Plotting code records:

::::

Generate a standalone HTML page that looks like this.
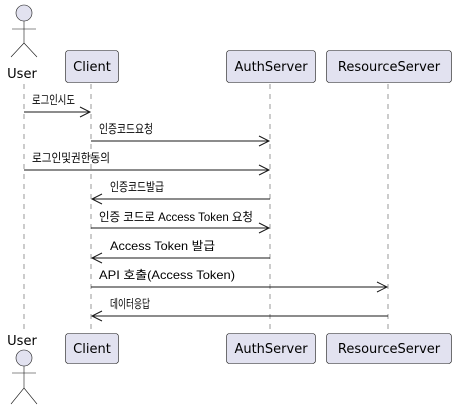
<!DOCTYPE html>
<html><head><meta charset="utf-8"><style>body{margin:0;background:#fff}svg{display:block}text{font-family:"Liberation Sans","Noto Sans CJK KR",sans-serif;fill:#000}.b{font-family:"DejaVu Sans","Liberation Sans",sans-serif}</style></head><body>
<svg width="457" height="415" viewBox="0 0 457 415">
<g stroke="#999" stroke-dasharray="5,5" stroke-width="1">
<line x1="24" y1="84" x2="24" y2="333"/><line x1="91" y1="84" x2="91" y2="333"/><line x1="270" y1="84" x2="270" y2="333"/><line x1="388" y1="84" x2="388" y2="333"/>
</g>
<g fill="#e2e2f0" stroke="#181818" stroke-width="0.6">
<rect x="65.5" y="50.5" width="53" height="32" rx="3"/><rect x="226.5" y="50.5" width="89" height="32" rx="3"/><rect x="326.5" y="50.5" width="125" height="32" rx="3"/>
<rect x="65.5" y="333.5" width="53" height="30" rx="3"/><rect x="226.5" y="333.5" width="89" height="30" rx="3"/><rect x="326.5" y="333.5" width="125" height="30" rx="3"/>
<circle cx="24" cy="13" r="8"/><circle cx="24" cy="358" r="8"/>
</g>
<g stroke="#181818" stroke-width="0.6" fill="none">
<path d="M24 21V43M12 29H36M11 57L24 43L37 57"/>
<path d="M24 366V388M12 373H36M11 404L24 388L37 404"/>
</g>
<g font-size="13" text-anchor="middle" class="b">
<text class="b" x="92" y="71">Client</text><text class="b" x="271" y="71">AuthServer</text><text class="b" x="389" y="71">ResourceServer</text>
<text class="b" x="92" y="353">Client</text><text class="b" x="271" y="353">AuthServer</text><text class="b" x="389" y="353">ResourceServer</text>
<text class="b" x="22" y="78">User</text><text class="b" x="22" y="345">User</text>
</g>
<g stroke="#181818" stroke-width="1" fill="none">
<path d="M24 112H90M80 107L90 112L80 117"/>
<path d="M91 141H269M259 136L269 141L259 146"/>
<path d="M24 170H269M259 165L269 170L259 175"/>
<path d="M270 199H92M102 194L92 199L102 204"/>
<path d="M91 228H269M259 223L269 228L259 233"/>
<path d="M270 258H92M102 253L92 258L102 263"/>
<path d="M91 287H387M377 282L387 287L377 292"/>
<path d="M388 316H92M102 311L92 316L102 321"/>
</g>
<g font-size="12">
<text x="32" y="104" textLength="43" lengthAdjust="spacingAndGlyphs">로그인시도</text>
<text x="99" y="133" textLength="54" lengthAdjust="spacingAndGlyphs">인증코드요청</text>
<text x="32" y="162" textLength="78" lengthAdjust="spacingAndGlyphs">로그인및권한동의</text>
<text x="110" y="191" textLength="54" lengthAdjust="spacingAndGlyphs">인증코드발급</text>
<text x="99" y="221" textLength="154" lengthAdjust="spacingAndGlyphs">인증 코드로 Access Token 요청</text>
<text x="110" y="250" textLength="105" lengthAdjust="spacingAndGlyphs">Access Token 발급</text>
<text x="99" y="279" textLength="136" lengthAdjust="spacingAndGlyphs">API 호출(Access Token)</text>
<text x="110" y="308" textLength="40" lengthAdjust="spacingAndGlyphs">데이터응답</text>
</g>
</svg>
</body></html>
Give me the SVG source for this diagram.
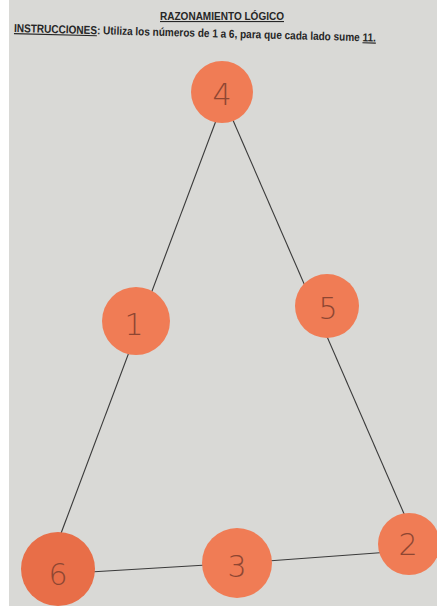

::::

Task statement: Copy the whole listing above word for word but do not carry over the pictures.

In response:
Generate a standalone HTML page that looks like this.
<!DOCTYPE html>
<html><head><meta charset="utf-8"><style>body{margin:0;background:#fff}svg{display:block}text{font-family:"Liberation Sans","Noto Sans CJK KR",sans-serif;fill:#000}.b{font-family:"DejaVu Sans","Liberation Sans",sans-serif}</style></head><body>
<svg width="457" height="415" viewBox="0 0 457 415">
<g stroke="#999" stroke-dasharray="5,5" stroke-width="1">
<line x1="24" y1="84" x2="24" y2="333"/><line x1="91" y1="84" x2="91" y2="333"/><line x1="270" y1="84" x2="270" y2="333"/><line x1="388" y1="84" x2="388" y2="333"/>
</g>
<g fill="#e2e2f0" stroke="#181818" stroke-width="0.6">
<rect x="65.5" y="50.5" width="53" height="32" rx="3"/><rect x="226.5" y="50.5" width="89" height="32" rx="3"/><rect x="326.5" y="50.5" width="125" height="32" rx="3"/>
<rect x="65.5" y="333.5" width="53" height="30" rx="3"/><rect x="226.5" y="333.5" width="89" height="30" rx="3"/><rect x="326.5" y="333.5" width="125" height="30" rx="3"/>
<circle cx="24" cy="13" r="8"/><circle cx="24" cy="358" r="8"/>
</g>
<g stroke="#181818" stroke-width="0.6" fill="none">
<path d="M24 21V43M12 29H36M11 57L24 43L37 57"/>
<path d="M24 366V388M12 373H36M11 404L24 388L37 404"/>
</g>
<g font-size="13" text-anchor="middle" class="b">
<text class="b" x="92" y="71">Client</text><text class="b" x="271" y="71">AuthServer</text><text class="b" x="389" y="71">ResourceServer</text>
<text class="b" x="92" y="353">Client</text><text class="b" x="271" y="353">AuthServer</text><text class="b" x="389" y="353">ResourceServer</text>
<text class="b" x="22" y="78">User</text><text class="b" x="22" y="345">User</text>
</g>
<g stroke="#181818" stroke-width="1" fill="none">
<path d="M24 112H90M80 107L90 112L80 117"/>
<path d="M91 141H269M259 136L269 141L259 146"/>
<path d="M24 170H269M259 165L269 170L259 175"/>
<path d="M270 199H92M102 194L92 199L102 204"/>
<path d="M91 228H269M259 223L269 228L259 233"/>
<path d="M270 258H92M102 253L92 258L102 263"/>
<path d="M91 287H387M377 282L387 287L377 292"/>
<path d="M388 316H92M102 311L92 316L102 321"/>
</g>
<g font-size="12">
<text x="32" y="104" textLength="43" lengthAdjust="spacingAndGlyphs">로그인시도</text>
<text x="99" y="133" textLength="54" lengthAdjust="spacingAndGlyphs">인증코드요청</text>
<text x="32" y="162" textLength="78" lengthAdjust="spacingAndGlyphs">로그인및권한동의</text>
<text x="110" y="191" textLength="54" lengthAdjust="spacingAndGlyphs">인증코드발급</text>
<text x="99" y="221" textLength="154" lengthAdjust="spacingAndGlyphs">인증 코드로 Access Token 요청</text>
<text x="110" y="250" textLength="105" lengthAdjust="spacingAndGlyphs">Access Token 발급</text>
<text x="99" y="279" textLength="136" lengthAdjust="spacingAndGlyphs">API 호출(Access Token)</text>
<text x="110" y="308" textLength="40" lengthAdjust="spacingAndGlyphs">데이터응답</text>
</g>
</svg>
</body></html>
Give me the SVG source for this diagram.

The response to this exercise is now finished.